Saturday, February 6, 2010

Pluses and Minuses


You know that saying “There is never a perfect time to have a baby”? That is what ran through my head as I stood in the bathroom staring at that stick waiting for a plus or a minus to appear. I could not think of a worse time for me to find out I was pregnant...you know with Husband deploying and all. This was the first pregnancy test I have taken in 10 years where I was like please, Please, PLEASE don’t be positive.

Babies. It is no secret how badly I would like to have a child. Yet no babies for me. It is not for lack of trying…believe me I have tried. I tried for years with that other guy I was married to. A woman has roughly 36 hours a month in which to get pregnant. The timing has to be pretty spot on. I was married to a guy who traveled for business and averaged only 64 days a year at home…none of which happen to be while I was ovulating. But I persisted until after two years of trying he told me he did not want kids. He told me this over the phone at 2 am while I was away on business. There is a reason I am not married to this guy anymore. Jerk.

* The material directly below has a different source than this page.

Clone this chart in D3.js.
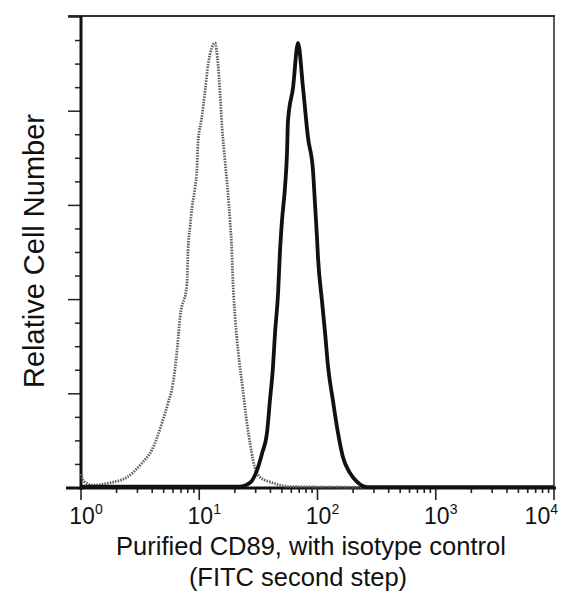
<!DOCTYPE html>
<html>
<head>
<meta charset="utf-8">
<script src="https://cdn.jsdelivr.net/npm/d3@7"></script>
<style>
  html, body { margin: 0; padding: 0; background: #fff; }
  svg { display: block; font-family: "Liberation Sans", Arial, Helvetica, sans-serif; }
</style>
</head>
<body>
<div id="chart"></div>
<script>
// --- data (intensity, relative count 0-100) ---
const isoIntensity = [1.0, 1.05, 1.26, 1.76, 2.45, 3.28, 3.98, 4.84, 5.44, 6.0, 6.49, 6.88, 7.88, 8.03, 8.35, 8.68, 9.21, 9.57, 9.75, 10.5, 11.2, 11.9, 13.6,
  14.4, 15.0, 15.6, 16.5, 17.5, 18.2, 18.9, 19.3, 20.1, 21.3, 23.4, 25.3, 26.9, 28.5, 32.7, 39.6, 58.5, 105, 1000, 10000];
const isoCount = [3.0, 1.5, 0.6, 1.1, 2.3, 5.3, 8.1, 13.8, 18.0, 22.2, 29.2, 36.2, 43.4, 50.4, 55.3, 59.5, 63.8, 68.0, 73.1, 78.6, 84.3, 90.0, 94.5,
  90.0, 83.7, 76.5, 69.5, 62.5, 56.8, 49.8, 43.4, 36.2, 29.2, 20.8, 13.8, 9.5, 5.9, 2.3, 1.3, 0.3, 0.2, 0.1, 0.1];

const cd89Intensity = [1.0, 22.1, 26.9, 30.8, 34.0, 37.4, 39.6, 42.0, 43.7, 46.4, 48.2, 50.1, 53.1, 55.2, 56.3, 62.1, 68.4,
  75.4, 83.1, 91.6, 95.2, 99.0, 101, 109, 116, 123, 135, 149, 164, 188, 216, 262, 10000];
const cd89Count = [0.3, 0.3, 1.1, 3.8, 7.4, 11.7, 18.6, 25.6, 32.8, 41.3, 50.4, 56.8, 63.8, 71.0, 78.0, 85.0, 94.5,
  85.0, 74.4, 67.4, 60.4, 53.2, 48.9, 39.8, 32.8, 25.6, 18.6, 11.7, 6.6, 3.2, 1.3, 0.2, 0.2];

const decadeExponents = ["0", "1", "2", "3", "4"];
const xTitleLines = ["Purified CD89, with isotype control", "(FITC second step)"];
const yTitle = "Relative Cell Number";

const W = 574, H = 597;
const L = 81, R = 554, T = 16, B = 488;

const svg = d3.select("#chart").append("svg").attr("width", W).attr("height", H);

const x = d3.scaleLog().domain([1, 10000]).range([L, R]);
const y = d3.scaleLinear().domain([0, 100]).range([B, T + 1]);

// frame: top + right are thin
svg.append("line").attr("x1", 68).attr("x2", R + 1).attr("y1", T).attr("y2", T)
  .attr("stroke", "#333").attr("stroke-width", 2);
svg.append("line").attr("x1", R).attr("x2", R).attr("y1", T).attr("y2", B)
  .attr("stroke", "#333").attr("stroke-width", 1.6);

// y axis (ticks only, no labels)
const yMinor = d3.range(0, 101, 5);
svg.append("g").selectAll("line").data(yMinor).join("line")
  .attr("x1", d => d % 20 === 0 ? L - 13 : L - 6).attr("x2", L)
  .attr("y1", d => y(d)).attr("y2", d => y(d))
  .attr("stroke", "#222").attr("stroke-width", 1.5);
svg.append("line").attr("x1", L).attr("x2", L).attr("y1", T).attr("y2", B + 2)
  .attr("stroke", "#111").attr("stroke-width", 3);

// x axis with log ticks
const xTicks = x.ticks();
svg.append("g").selectAll("line").data(xTicks).join("line")
  .attr("x1", d => x(d)).attr("x2", d => x(d))
  .attr("y1", B).attr("y2", d => Number.isInteger(Math.log10(d)) ? B + 12 : B + 5)
  .attr("stroke", "#222").attr("stroke-width", 1.6);
svg.append("line").attr("x1", 66).attr("x2", R + 2).attr("y1", B).attr("y2", B)
  .attr("stroke", "#111").attr("stroke-width", 3.2);

// tick labels 10^n
decadeExponents.forEach((e, i) => {
  const last = i === decadeExponents.length - 1;
  const t = svg.append("text")
    .attr("x", last ? 558 : x(Math.pow(10, +e)) + 5)
    .attr("y", 524)
    .attr("text-anchor", last ? "end" : "middle")
    .attr("font-size", 23).attr("fill", "#111");
  t.append("tspan").text("10");
  t.append("tspan").attr("dy", -10).attr("font-size", 14).text(e);
});

// histograms
const line = d3.line().x(d => x(d[0])).y(d => y(d[1])).curve(d3.curveMonotoneX);

svg.append("path")
  .datum(d3.zip(isoIntensity, isoCount))
  .attr("d", line)
  .attr("fill", "none").attr("stroke", "#5e5e5e").attr("stroke-width", 2.8)
  .attr("stroke-dasharray", "1.5,1.2");

svg.append("path")
  .datum(d3.zip(cd89Intensity, cd89Count))
  .attr("d", line)
  .attr("fill", "none").attr("stroke", "#111").attr("stroke-width", 3.8)
  .attr("stroke-linejoin", "round");

// axis titles
svg.append("text").attr("x", 311).attr("y", 555).attr("text-anchor", "middle")
  .attr("font-size", 25.5).attr("fill", "#111").text(xTitleLines[0]);
svg.append("text").attr("x", 298).attr("y", 586).attr("text-anchor", "middle")
  .attr("font-size", 25.5).attr("fill", "#111").text(xTitleLines[1]);
svg.append("text").attr("transform", "translate(44,251) rotate(-90)")
  .attr("text-anchor", "middle").attr("font-size", 29).attr("fill", "#111").text(yTitle);
</script>
</body>
</html>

It was during that time that I became the friend that my girlfriends did not want to tell that they were pregnant. They would allude to it and give subtle clues until I would flat out ask if they were pregnant. They would then gush that yes they were, how happy they were, and that they weren’t trying to keep it from me they just didn’t want to hurt my feelings. Blah…whatever. I am genuinely happy when I find out a girlfriend is pregnant, really I am. I might be saying ‘stupid fertile bitches’ but what I really mean is ‘I am soooooo happy for you’.

I am going to be 35 this year, and while Husband thinks we have all the time in the world, let’s face it I am not getting any younger. He does want to have kids though. He wants to be there for every part of the pregnancy, birth, and those first few months. If it turned out I was pregnant now he would miss all that. But like all those other tests taken in the past, this one came back negative. I walked out of the bathroom, gave Husband the thumbs down with a wink and a smile, and went on about my business. Even though I was relieved that the test came back negative, there is still a tiny part of me that wanted to see a plus sign.

2 comments:

Jenn LeBlanc said...

That's hard, no matter how much I don't need or want another baby, the negative sign is often hard to see. One of these months it will be a + sign for you, and that will be so awesome.

Roo said...

I'm sorry as I was the cause of the other guy not being home. I wish for a positive sign for you as well as I just got out of a relationship where that was the issue (she wanted, I did not).